Ethics has become something of a buzzword of late. We have the option to invest our money with ethical banking schemes, buy ethical food—fair-trade or responsibly sourced—and even dispose of our waste ethically, by composting or recycling. Companies know that they can sell to us by appealing to our personal integrity, and telling us that their particular product or service is the ethical choice. For example, they may plant trees so that they can make the claim to be carbon neutral.
Those of us who like to think that we are “good” people, doing our best to be contributors to our communities and live according to our moral values, naturally like to think that we are people with high standards who make ethical decisions. We all make day-to-day ethical decisions, however, and these are often not as clear-cut as choosing a fair-trade product over a non fair-trade one. From deciding whether to be honest in telling our spouse that a new item of clothing is not flattering, to telling the cashier that we have been given too much change, each of us must strive daily to balance our own comfort and well-being with our moral values.
Several years ago I bought a laptop computer on eBay. The previous owner had taken out a five-year warranty on it, so when it broke down I took it to a branch of the shop where he had purchased it for repair. I was told that under its terms the warranty was only transferable to the new owner (me) if I had a signed letter from the original owner stating this. I returned home and attempted to contact the original owner but his eBay account had been closed and emails were returned undeliverable. I returned to the shop to explain my predicament. The man behind the desk explained that they had no record of the original buyer’s signature, so there was nothing to stop me writing the letter myself and signing the buyer’s name. In fact, he positively encouraged me to do so. He wanted to fix my laptop, and knew the buyer would have intended the warranty to transfer to the me, but he needed a letter for his records.

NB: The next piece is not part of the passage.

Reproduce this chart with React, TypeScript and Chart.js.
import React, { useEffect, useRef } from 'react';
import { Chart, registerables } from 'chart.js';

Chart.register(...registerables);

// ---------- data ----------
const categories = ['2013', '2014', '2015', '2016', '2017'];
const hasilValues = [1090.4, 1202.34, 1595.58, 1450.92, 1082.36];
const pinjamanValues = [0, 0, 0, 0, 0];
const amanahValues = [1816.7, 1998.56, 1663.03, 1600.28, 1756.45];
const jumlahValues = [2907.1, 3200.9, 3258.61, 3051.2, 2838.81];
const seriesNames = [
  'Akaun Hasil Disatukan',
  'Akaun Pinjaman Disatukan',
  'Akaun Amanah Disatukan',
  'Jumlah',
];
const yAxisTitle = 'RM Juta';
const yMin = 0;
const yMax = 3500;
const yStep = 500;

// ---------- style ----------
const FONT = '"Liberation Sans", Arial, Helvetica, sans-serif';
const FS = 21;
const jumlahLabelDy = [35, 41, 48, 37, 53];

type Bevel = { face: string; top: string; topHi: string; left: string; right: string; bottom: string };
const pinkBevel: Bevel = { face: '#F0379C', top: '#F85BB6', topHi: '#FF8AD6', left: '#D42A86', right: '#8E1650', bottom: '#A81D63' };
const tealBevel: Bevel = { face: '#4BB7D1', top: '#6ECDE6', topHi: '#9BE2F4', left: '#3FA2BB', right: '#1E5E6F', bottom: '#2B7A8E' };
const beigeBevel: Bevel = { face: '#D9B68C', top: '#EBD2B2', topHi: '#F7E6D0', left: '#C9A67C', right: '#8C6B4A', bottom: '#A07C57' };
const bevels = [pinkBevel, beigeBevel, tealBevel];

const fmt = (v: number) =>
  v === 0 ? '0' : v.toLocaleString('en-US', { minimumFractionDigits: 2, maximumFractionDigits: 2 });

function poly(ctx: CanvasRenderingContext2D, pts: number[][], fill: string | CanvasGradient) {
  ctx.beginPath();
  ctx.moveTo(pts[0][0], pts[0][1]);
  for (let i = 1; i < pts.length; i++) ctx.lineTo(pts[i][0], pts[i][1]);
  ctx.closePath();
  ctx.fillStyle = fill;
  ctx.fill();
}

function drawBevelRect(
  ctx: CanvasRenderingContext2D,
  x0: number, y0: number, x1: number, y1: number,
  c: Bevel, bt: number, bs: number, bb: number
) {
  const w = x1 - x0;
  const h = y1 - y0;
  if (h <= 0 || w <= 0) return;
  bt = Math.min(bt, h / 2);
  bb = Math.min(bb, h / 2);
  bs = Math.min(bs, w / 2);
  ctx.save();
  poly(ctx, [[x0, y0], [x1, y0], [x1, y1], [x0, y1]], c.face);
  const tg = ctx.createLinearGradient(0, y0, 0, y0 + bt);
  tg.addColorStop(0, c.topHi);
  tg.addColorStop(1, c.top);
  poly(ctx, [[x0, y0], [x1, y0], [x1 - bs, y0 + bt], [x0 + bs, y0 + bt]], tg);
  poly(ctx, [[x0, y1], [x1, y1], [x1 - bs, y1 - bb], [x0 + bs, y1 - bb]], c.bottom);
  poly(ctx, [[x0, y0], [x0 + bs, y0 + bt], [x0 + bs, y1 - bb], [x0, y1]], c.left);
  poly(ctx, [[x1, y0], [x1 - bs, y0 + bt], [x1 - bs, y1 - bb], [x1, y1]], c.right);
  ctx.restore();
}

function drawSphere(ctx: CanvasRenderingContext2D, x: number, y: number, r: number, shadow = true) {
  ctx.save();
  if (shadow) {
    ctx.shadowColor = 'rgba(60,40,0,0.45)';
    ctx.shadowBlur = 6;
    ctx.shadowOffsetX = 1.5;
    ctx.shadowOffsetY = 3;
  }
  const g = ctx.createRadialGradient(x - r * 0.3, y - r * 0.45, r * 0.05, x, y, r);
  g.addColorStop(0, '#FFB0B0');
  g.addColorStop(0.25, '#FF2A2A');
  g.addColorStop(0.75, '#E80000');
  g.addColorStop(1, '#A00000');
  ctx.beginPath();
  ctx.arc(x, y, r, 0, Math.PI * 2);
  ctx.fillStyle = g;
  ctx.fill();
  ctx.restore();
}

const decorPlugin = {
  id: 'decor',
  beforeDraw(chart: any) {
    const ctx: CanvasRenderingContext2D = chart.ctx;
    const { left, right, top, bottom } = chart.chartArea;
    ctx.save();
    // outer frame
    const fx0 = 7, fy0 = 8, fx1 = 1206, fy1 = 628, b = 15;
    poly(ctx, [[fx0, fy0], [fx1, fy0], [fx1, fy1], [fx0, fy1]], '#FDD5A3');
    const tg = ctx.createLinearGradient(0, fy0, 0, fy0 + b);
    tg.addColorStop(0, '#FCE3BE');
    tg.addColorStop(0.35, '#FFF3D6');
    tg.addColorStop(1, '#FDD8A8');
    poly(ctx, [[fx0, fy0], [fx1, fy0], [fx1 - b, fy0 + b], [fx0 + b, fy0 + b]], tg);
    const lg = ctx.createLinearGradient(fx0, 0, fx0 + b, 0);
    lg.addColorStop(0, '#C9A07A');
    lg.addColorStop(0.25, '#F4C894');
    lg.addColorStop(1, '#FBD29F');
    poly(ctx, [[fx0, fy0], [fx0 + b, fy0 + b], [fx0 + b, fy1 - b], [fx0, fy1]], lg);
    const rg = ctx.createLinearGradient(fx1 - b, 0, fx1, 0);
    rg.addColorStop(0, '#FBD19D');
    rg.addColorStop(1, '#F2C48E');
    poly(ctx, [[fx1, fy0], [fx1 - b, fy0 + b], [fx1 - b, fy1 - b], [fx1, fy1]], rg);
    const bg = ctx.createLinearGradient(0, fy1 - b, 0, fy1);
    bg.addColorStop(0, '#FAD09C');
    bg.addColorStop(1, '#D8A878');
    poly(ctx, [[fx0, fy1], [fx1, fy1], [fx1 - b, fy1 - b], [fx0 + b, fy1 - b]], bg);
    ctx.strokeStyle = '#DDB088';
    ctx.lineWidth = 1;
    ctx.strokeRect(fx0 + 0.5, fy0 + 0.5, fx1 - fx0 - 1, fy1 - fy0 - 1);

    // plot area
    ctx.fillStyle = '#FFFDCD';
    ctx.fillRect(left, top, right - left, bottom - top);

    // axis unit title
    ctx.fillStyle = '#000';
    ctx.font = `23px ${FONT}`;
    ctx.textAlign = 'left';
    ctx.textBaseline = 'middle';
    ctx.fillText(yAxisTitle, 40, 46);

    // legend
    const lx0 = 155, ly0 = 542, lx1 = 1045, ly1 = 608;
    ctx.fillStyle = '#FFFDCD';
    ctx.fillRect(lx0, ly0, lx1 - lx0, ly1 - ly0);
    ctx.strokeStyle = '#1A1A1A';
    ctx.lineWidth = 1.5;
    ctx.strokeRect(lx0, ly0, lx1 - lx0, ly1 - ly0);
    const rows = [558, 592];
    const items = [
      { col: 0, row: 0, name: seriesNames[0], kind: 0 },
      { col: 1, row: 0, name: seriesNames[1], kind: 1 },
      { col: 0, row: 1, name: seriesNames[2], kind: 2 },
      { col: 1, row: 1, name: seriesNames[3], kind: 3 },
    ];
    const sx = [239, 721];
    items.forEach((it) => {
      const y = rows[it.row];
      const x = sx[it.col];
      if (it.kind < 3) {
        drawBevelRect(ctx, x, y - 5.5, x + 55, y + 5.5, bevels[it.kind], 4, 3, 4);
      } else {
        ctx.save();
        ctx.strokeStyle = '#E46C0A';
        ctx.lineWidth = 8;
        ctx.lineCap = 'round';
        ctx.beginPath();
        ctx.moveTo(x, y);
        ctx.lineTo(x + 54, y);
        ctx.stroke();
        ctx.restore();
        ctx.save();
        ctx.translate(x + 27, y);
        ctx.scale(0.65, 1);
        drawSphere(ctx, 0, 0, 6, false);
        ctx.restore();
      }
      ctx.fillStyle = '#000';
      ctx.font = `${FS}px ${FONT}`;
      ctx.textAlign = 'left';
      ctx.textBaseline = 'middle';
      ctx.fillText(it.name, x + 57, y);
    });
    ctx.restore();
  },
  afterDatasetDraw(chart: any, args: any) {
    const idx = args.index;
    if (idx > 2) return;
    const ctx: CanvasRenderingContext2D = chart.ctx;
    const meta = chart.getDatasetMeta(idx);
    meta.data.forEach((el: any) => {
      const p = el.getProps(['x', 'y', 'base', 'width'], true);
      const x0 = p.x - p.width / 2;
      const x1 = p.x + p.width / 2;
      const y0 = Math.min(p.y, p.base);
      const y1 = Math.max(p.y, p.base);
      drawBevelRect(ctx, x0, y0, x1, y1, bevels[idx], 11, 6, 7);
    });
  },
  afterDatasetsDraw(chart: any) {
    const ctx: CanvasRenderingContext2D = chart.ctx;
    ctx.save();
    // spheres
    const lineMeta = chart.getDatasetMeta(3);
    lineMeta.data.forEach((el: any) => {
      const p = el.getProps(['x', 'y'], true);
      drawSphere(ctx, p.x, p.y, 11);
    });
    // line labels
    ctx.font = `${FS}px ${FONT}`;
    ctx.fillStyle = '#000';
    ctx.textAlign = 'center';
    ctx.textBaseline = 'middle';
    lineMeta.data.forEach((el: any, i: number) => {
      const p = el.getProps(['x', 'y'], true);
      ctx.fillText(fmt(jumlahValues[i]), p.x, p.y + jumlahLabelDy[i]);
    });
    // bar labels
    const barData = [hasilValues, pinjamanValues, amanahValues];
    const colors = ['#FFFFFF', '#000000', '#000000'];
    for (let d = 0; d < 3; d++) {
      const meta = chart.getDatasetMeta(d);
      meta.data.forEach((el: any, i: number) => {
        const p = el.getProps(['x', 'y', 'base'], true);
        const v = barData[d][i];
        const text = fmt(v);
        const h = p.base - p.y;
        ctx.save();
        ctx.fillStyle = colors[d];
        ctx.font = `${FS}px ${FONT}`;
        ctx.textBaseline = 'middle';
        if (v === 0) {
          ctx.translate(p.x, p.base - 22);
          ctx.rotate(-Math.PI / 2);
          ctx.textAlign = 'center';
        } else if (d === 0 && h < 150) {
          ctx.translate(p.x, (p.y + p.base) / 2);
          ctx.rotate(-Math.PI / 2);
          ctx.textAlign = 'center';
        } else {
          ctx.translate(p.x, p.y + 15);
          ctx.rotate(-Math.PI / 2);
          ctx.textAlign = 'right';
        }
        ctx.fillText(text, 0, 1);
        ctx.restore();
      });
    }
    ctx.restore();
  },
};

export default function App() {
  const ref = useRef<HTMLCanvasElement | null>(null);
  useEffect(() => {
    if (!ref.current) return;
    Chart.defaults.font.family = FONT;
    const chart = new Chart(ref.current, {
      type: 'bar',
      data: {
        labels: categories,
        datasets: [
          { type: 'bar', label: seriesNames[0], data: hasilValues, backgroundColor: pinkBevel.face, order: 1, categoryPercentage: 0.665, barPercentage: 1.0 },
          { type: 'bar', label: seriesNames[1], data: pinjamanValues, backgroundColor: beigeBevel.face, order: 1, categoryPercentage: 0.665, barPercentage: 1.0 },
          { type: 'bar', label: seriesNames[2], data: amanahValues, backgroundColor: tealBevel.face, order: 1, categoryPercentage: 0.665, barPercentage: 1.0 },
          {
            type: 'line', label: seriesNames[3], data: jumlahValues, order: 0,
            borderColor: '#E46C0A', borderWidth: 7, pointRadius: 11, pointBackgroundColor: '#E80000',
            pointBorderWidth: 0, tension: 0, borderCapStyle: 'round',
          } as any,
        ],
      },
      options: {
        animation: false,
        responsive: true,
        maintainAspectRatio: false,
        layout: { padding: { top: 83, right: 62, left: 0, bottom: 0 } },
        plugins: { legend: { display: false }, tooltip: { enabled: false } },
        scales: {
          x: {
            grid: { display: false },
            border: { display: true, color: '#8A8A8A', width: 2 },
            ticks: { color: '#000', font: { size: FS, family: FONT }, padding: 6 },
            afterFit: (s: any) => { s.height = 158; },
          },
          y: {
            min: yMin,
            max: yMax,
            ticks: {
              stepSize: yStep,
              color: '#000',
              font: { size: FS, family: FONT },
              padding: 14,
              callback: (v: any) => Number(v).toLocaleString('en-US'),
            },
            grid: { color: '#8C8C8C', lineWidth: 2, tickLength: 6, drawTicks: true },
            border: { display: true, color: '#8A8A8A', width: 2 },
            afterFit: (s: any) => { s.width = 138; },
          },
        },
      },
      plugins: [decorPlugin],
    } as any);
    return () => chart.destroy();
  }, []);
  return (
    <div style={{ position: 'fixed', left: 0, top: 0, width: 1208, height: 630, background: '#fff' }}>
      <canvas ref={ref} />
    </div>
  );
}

I didn't do it, and left the shop with my laptop still broken. I knew that I wanted to be honest more than I wanted a working laptop. I knew that in a few months my Bishop would ask whether I was "honest in [my] dealings with men" and forging a signature was not honest.
A ‘dilemma’ is defined in the Oxford English Dictionary as “a situation in which a difficult choice has to be made between two or more alternatives, especially ones that are equally undesirable.” The roots can be traced back to Greek, di meaning “twice” and lemma meaning “premise”. Often an ethical choice is not clear-cut; we may find ourselves having to choose between two moral imperatives.
1) Define the dilemma. Identify exactly what choices are before you. It may also help to look back at what led to this situation so that future conflicts of this nature can be avoided.
2) Analyse the consequences of each choice, both positive and negative.
3) Consider the action involved in each choice and how they measure up to your standards of integrity and dignity, regardless of the consequences.
4) Research the situation as much as possible. Gather all relevant information and ask questions.
5) Bring in other people. Ask advice of trusted friends, church leaders and relevant specialists.
6) Trust your instincts. If it feels wrong, it probably is.
7) Make a decision, and once you’ve decided, don’t dither. Make sure all parties involved are aware of the difficult situation you’ve been placed in, and the reasons for the decision you have made. Carry through, and deal with any consequences as they arise.
As we face daily difficult decisions, may we all recognise and choose the ethical pathway, even when that seems difficult.